[Plotting code records]
— BEGIN —
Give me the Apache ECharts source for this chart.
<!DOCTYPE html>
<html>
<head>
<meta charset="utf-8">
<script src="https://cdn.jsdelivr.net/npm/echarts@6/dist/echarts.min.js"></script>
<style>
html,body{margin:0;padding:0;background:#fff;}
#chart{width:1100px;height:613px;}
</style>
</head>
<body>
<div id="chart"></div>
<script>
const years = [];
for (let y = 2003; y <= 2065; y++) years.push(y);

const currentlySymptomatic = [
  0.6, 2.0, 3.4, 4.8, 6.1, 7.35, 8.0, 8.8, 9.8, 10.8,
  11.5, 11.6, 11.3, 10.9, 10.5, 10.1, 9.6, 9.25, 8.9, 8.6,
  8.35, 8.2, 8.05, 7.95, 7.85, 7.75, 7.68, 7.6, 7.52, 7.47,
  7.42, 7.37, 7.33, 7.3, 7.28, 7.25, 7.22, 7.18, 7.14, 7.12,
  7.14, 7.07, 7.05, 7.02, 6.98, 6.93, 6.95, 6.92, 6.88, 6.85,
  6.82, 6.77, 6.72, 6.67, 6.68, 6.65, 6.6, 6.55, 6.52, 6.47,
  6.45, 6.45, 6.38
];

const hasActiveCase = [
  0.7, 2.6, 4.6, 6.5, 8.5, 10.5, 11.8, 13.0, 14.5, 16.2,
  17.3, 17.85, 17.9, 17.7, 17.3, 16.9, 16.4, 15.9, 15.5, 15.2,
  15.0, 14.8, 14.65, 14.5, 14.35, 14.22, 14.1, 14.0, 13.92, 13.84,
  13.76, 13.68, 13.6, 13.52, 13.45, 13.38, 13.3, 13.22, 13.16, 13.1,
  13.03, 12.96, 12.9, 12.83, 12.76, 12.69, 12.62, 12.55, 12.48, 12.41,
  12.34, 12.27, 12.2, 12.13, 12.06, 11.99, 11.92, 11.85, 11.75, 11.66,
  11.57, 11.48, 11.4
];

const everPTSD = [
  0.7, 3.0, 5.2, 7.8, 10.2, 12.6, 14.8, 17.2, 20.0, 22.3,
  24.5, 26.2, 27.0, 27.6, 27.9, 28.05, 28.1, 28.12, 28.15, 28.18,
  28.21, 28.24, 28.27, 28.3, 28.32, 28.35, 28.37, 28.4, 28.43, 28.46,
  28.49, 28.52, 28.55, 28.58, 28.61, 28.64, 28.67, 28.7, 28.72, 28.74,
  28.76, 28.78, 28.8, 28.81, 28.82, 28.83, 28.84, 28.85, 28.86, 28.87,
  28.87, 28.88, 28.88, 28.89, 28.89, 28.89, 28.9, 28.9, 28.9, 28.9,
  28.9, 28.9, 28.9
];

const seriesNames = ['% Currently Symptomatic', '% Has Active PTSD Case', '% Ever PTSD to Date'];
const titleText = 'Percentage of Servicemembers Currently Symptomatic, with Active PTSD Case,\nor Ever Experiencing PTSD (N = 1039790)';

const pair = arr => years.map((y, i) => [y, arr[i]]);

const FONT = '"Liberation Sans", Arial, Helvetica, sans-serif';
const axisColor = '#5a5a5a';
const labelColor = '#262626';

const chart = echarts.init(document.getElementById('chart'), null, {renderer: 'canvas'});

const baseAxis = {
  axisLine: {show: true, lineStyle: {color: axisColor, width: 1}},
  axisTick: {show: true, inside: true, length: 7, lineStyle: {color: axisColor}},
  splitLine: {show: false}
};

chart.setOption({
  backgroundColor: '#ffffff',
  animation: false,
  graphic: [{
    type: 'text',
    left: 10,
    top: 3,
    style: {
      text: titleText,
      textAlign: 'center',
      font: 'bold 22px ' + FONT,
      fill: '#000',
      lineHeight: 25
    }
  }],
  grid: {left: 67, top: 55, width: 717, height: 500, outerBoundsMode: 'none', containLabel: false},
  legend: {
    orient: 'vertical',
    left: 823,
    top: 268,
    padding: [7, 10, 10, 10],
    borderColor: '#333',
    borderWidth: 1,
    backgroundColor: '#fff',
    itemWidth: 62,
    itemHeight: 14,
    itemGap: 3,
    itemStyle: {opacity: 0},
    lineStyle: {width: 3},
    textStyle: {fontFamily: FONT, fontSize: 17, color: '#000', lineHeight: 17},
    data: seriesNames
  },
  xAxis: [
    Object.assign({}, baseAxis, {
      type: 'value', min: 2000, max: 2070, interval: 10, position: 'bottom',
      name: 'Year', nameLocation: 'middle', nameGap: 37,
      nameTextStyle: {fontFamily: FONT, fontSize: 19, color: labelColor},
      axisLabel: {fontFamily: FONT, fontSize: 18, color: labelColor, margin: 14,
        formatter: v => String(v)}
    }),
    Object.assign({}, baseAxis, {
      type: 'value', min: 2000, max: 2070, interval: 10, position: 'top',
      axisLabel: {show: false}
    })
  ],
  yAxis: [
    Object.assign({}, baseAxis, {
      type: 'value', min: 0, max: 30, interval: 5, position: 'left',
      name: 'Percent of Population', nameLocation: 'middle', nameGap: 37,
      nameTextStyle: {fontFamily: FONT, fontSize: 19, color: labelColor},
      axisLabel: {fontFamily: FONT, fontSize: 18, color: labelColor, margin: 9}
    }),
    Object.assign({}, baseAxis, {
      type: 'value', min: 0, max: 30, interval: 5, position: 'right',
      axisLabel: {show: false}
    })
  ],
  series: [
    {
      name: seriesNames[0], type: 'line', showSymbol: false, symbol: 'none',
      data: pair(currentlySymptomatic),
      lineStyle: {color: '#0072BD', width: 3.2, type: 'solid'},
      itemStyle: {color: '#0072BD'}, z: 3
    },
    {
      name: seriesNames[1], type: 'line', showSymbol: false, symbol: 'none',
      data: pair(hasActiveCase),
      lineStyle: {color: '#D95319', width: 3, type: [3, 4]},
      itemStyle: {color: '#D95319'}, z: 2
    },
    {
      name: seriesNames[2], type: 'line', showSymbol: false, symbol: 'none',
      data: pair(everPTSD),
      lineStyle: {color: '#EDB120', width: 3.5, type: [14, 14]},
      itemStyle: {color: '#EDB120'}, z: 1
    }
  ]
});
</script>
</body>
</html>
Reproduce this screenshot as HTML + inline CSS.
— END —
(WORK TO COMPLETE)
Print every entry exactly as written.

(IN RESPONSE)
Give me the Apache ECharts source for this chart.
<!DOCTYPE html>
<html>
<head>
<meta charset="utf-8">
<script src="https://cdn.jsdelivr.net/npm/echarts@6/dist/echarts.min.js"></script>
<style>
html,body{margin:0;padding:0;background:#fff;}
#chart{width:1100px;height:613px;}
</style>
</head>
<body>
<div id="chart"></div>
<script>
const years = [];
for (let y = 2003; y <= 2065; y++) years.push(y);

const currentlySymptomatic = [
  0.6, 2.0, 3.4, 4.8, 6.1, 7.35, 8.0, 8.8, 9.8, 10.8,
  11.5, 11.6, 11.3, 10.9, 10.5, 10.1, 9.6, 9.25, 8.9, 8.6,
  8.35, 8.2, 8.05, 7.95, 7.85, 7.75, 7.68, 7.6, 7.52, 7.47,
  7.42, 7.37, 7.33, 7.3, 7.28, 7.25, 7.22, 7.18, 7.14, 7.12,
  7.14, 7.07, 7.05, 7.02, 6.98, 6.93, 6.95, 6.92, 6.88, 6.85,
  6.82, 6.77, 6.72, 6.67, 6.68, 6.65, 6.6, 6.55, 6.52, 6.47,
  6.45, 6.45, 6.38
];

const hasActiveCase = [
  0.7, 2.6, 4.6, 6.5, 8.5, 10.5, 11.8, 13.0, 14.5, 16.2,
  17.3, 17.85, 17.9, 17.7, 17.3, 16.9, 16.4, 15.9, 15.5, 15.2,
  15.0, 14.8, 14.65, 14.5, 14.35, 14.22, 14.1, 14.0, 13.92, 13.84,
  13.76, 13.68, 13.6, 13.52, 13.45, 13.38, 13.3, 13.22, 13.16, 13.1,
  13.03, 12.96, 12.9, 12.83, 12.76, 12.69, 12.62, 12.55, 12.48, 12.41,
  12.34, 12.27, 12.2, 12.13, 12.06, 11.99, 11.92, 11.85, 11.75, 11.66,
  11.57, 11.48, 11.4
];

const everPTSD = [
  0.7, 3.0, 5.2, 7.8, 10.2, 12.6, 14.8, 17.2, 20.0, 22.3,
  24.5, 26.2, 27.0, 27.6, 27.9, 28.05, 28.1, 28.12, 28.15, 28.18,
  28.21, 28.24, 28.27, 28.3, 28.32, 28.35, 28.37, 28.4, 28.43, 28.46,
  28.49, 28.52, 28.55, 28.58, 28.61, 28.64, 28.67, 28.7, 28.72, 28.74,
  28.76, 28.78, 28.8, 28.81, 28.82, 28.83, 28.84, 28.85, 28.86, 28.87,
  28.87, 28.88, 28.88, 28.89, 28.89, 28.89, 28.9, 28.9, 28.9, 28.9,
  28.9, 28.9, 28.9
];

const seriesNames = ['% Currently Symptomatic', '% Has Active PTSD Case', '% Ever PTSD to Date'];
const titleText = 'Percentage of Servicemembers Currently Symptomatic, with Active PTSD Case,\nor Ever Experiencing PTSD (N = 1039790)';

const pair = arr => years.map((y, i) => [y, arr[i]]);

const FONT = '"Liberation Sans", Arial, Helvetica, sans-serif';
const axisColor = '#5a5a5a';
const labelColor = '#262626';

const chart = echarts.init(document.getElementById('chart'), null, {renderer: 'canvas'});

const baseAxis = {
  axisLine: {show: true, lineStyle: {color: axisColor, width: 1}},
  axisTick: {show: true, inside: true, length: 7, lineStyle: {color: axisColor}},
  splitLine: {show: false}
};

chart.setOption({
  backgroundColor: '#ffffff',
  animation: false,
  graphic: [{
    type: 'text',
    left: 10,
    top: 3,
    style: {
      text: titleText,
      textAlign: 'center',
      font: 'bold 22px ' + FONT,
      fill: '#000',
      lineHeight: 25
    }
  }],
  grid: {left: 67, top: 55, width: 717, height: 500, outerBoundsMode: 'none', containLabel: false},
  legend: {
    orient: 'vertical',
    left: 823,
    top: 268,
    padding: [7, 10, 10, 10],
    borderColor: '#333',
    borderWidth: 1,
    backgroundColor: '#fff',
    itemWidth: 62,
    itemHeight: 14,
    itemGap: 3,
    itemStyle: {opacity: 0},
    lineStyle: {width: 3},
    textStyle: {fontFamily: FONT, fontSize: 17, color: '#000', lineHeight: 17},
    data: seriesNames
  },
  xAxis: [
    Object.assign({}, baseAxis, {
      type: 'value', min: 2000, max: 2070, interval: 10, position: 'bottom',
      name: 'Year', nameLocation: 'middle', nameGap: 37,
      nameTextStyle: {fontFamily: FONT, fontSize: 19, color: labelColor},
      axisLabel: {fontFamily: FONT, fontSize: 18, color: labelColor, margin: 14,
        formatter: v => String(v)}
    }),
    Object.assign({}, baseAxis, {
      type: 'value', min: 2000, max: 2070, interval: 10, position: 'top',
      axisLabel: {show: false}
    })
  ],
  yAxis: [
    Object.assign({}, baseAxis, {
      type: 'value', min: 0, max: 30, interval: 5, position: 'left',
      name: 'Percent of Population', nameLocation: 'middle', nameGap: 37,
      nameTextStyle: {fontFamily: FONT, fontSize: 19, color: labelColor},
      axisLabel: {fontFamily: FONT, fontSize: 18, color: labelColor, margin: 9}
    }),
    Object.assign({}, baseAxis, {
      type: 'value', min: 0, max: 30, interval: 5, position: 'right',
      axisLabel: {show: false}
    })
  ],
  series: [
    {
      name: seriesNames[0], type: 'line', showSymbol: false, symbol: 'none',
      data: pair(currentlySymptomatic),
      lineStyle: {color: '#0072BD', width: 3.2, type: 'solid'},
      itemStyle: {color: '#0072BD'}, z: 3
    },
    {
      name: seriesNames[1], type: 'line', showSymbol: false, symbol: 'none',
      data: pair(hasActiveCase),
      lineStyle: {color: '#D95319', width: 3, type: [3, 4]},
      itemStyle: {color: '#D95319'}, z: 2
    },
    {
      name: seriesNames[2], type: 'line', showSymbol: false, symbol: 'none',
      data: pair(everPTSD),
      lineStyle: {color: '#EDB120', width: 3.5, type: [14, 14]},
      itemStyle: {color: '#EDB120'}, z: 1
    }
  ]
});
</script>
</body>
</html>
Reproduce this screenshot as HTML + inline CSS.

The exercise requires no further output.